> [Given problem]:
Write out the entire listing below exactly as it appears, minus any pictures.

== Materials provided

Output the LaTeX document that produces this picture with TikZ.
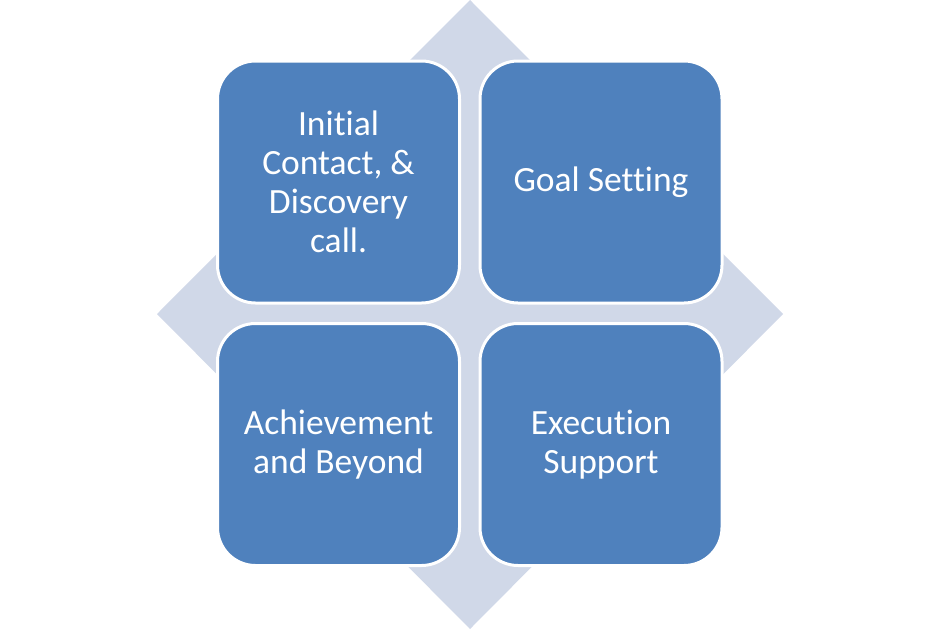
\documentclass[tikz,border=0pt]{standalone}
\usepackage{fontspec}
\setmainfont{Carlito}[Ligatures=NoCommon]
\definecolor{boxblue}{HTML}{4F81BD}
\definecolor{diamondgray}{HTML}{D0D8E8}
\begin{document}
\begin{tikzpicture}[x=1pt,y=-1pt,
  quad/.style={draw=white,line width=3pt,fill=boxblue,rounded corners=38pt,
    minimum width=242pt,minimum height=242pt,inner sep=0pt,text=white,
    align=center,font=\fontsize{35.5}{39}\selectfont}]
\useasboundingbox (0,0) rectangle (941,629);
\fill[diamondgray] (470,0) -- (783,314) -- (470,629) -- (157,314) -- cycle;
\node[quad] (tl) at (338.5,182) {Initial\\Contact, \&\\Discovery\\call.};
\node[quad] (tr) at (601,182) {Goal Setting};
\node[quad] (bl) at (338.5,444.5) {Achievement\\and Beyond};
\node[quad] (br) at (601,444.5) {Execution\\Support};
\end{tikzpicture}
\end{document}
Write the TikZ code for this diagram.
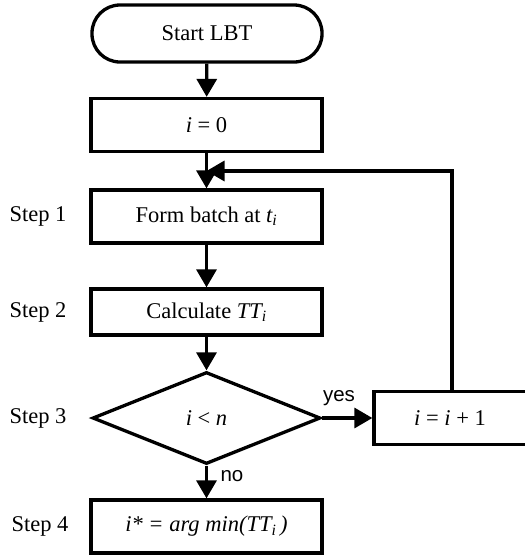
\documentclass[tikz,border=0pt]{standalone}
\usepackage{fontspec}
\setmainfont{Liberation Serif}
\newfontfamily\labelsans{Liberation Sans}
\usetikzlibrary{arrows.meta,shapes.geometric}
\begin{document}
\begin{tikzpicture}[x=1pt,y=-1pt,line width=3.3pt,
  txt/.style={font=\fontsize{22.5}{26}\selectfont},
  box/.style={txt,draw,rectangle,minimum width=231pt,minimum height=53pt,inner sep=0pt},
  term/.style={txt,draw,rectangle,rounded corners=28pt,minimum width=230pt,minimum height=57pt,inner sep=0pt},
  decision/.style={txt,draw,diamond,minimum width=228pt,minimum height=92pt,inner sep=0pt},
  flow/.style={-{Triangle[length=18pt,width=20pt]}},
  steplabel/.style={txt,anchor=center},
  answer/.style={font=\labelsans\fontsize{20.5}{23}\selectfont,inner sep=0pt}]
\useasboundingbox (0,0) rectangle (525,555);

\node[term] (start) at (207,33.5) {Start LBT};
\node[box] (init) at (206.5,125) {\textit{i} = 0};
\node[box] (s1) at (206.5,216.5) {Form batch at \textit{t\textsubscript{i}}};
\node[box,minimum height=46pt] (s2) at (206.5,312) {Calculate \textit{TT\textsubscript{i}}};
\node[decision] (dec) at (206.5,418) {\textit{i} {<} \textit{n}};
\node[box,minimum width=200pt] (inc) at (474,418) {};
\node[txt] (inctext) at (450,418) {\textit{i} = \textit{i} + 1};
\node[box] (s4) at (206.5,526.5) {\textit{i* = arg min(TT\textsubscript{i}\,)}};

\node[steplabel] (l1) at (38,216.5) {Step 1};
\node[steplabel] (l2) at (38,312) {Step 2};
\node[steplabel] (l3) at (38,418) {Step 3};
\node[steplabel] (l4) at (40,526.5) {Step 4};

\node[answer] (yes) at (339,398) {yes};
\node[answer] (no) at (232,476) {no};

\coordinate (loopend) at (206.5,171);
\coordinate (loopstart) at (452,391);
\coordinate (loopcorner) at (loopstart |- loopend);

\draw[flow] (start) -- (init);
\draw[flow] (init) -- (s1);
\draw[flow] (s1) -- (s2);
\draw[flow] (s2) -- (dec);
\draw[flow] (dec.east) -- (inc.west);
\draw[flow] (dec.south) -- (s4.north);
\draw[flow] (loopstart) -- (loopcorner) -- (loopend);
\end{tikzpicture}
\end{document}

====

> [Expected answer]:
Output the LaTeX document that produces this picture with TikZ.
\documentclass[tikz,border=0pt]{standalone}
\usepackage{fontspec}
\setmainfont{Carlito}[Ligatures=NoCommon]
\definecolor{boxblue}{HTML}{4F81BD}
\definecolor{diamondgray}{HTML}{D0D8E8}
\begin{document}
\begin{tikzpicture}[x=1pt,y=-1pt,
  quad/.style={draw=white,line width=3pt,fill=boxblue,rounded corners=38pt,
    minimum width=242pt,minimum height=242pt,inner sep=0pt,text=white,
    align=center,font=\fontsize{35.5}{39}\selectfont}]
\useasboundingbox (0,0) rectangle (941,629);
\fill[diamondgray] (470,0) -- (783,314) -- (470,629) -- (157,314) -- cycle;
\node[quad] (tl) at (338.5,182) {Initial\\Contact, \&\\Discovery\\call.};
\node[quad] (tr) at (601,182) {Goal Setting};
\node[quad] (bl) at (338.5,444.5) {Achievement\\and Beyond};
\node[quad] (br) at (601,444.5) {Execution\\Support};
\end{tikzpicture}
\end{document}
Write the TikZ code for this diagram.
\documentclass[tikz,border=0pt]{standalone}
\usepackage{fontspec}
\setmainfont{Liberation Serif}
\newfontfamily\labelsans{Liberation Sans}
\usetikzlibrary{arrows.meta,shapes.geometric}
\begin{document}
\begin{tikzpicture}[x=1pt,y=-1pt,line width=3.3pt,
  txt/.style={font=\fontsize{22.5}{26}\selectfont},
  box/.style={txt,draw,rectangle,minimum width=231pt,minimum height=53pt,inner sep=0pt},
  term/.style={txt,draw,rectangle,rounded corners=28pt,minimum width=230pt,minimum height=57pt,inner sep=0pt},
  decision/.style={txt,draw,diamond,minimum width=228pt,minimum height=92pt,inner sep=0pt},
  flow/.style={-{Triangle[length=18pt,width=20pt]}},
  steplabel/.style={txt,anchor=center},
  answer/.style={font=\labelsans\fontsize{20.5}{23}\selectfont,inner sep=0pt}]
\useasboundingbox (0,0) rectangle (525,555);

\node[term] (start) at (207,33.5) {Start LBT};
\node[box] (init) at (206.5,125) {\textit{i} = 0};
\node[box] (s1) at (206.5,216.5) {Form batch at \textit{t\textsubscript{i}}};
\node[box,minimum height=46pt] (s2) at (206.5,312) {Calculate \textit{TT\textsubscript{i}}};
\node[decision] (dec) at (206.5,418) {\textit{i} {<} \textit{n}};
\node[box,minimum width=200pt] (inc) at (474,418) {};
\node[txt] (inctext) at (450,418) {\textit{i} = \textit{i} + 1};
\node[box] (s4) at (206.5,526.5) {\textit{i* = arg min(TT\textsubscript{i}\,)}};

\node[steplabel] (l1) at (38,216.5) {Step 1};
\node[steplabel] (l2) at (38,312) {Step 2};
\node[steplabel] (l3) at (38,418) {Step 3};
\node[steplabel] (l4) at (40,526.5) {Step 4};

\node[answer] (yes) at (339,398) {yes};
\node[answer] (no) at (232,476) {no};

\coordinate (loopend) at (206.5,171);
\coordinate (loopstart) at (452,391);
\coordinate (loopcorner) at (loopstart |- loopend);

\draw[flow] (start) -- (init);
\draw[flow] (init) -- (s1);
\draw[flow] (s1) -- (s2);
\draw[flow] (s2) -- (dec);
\draw[flow] (dec.east) -- (inc.west);
\draw[flow] (dec.south) -- (s4.north);
\draw[flow] (loopstart) -- (loopcorner) -- (loopend);
\end{tikzpicture}
\end{document}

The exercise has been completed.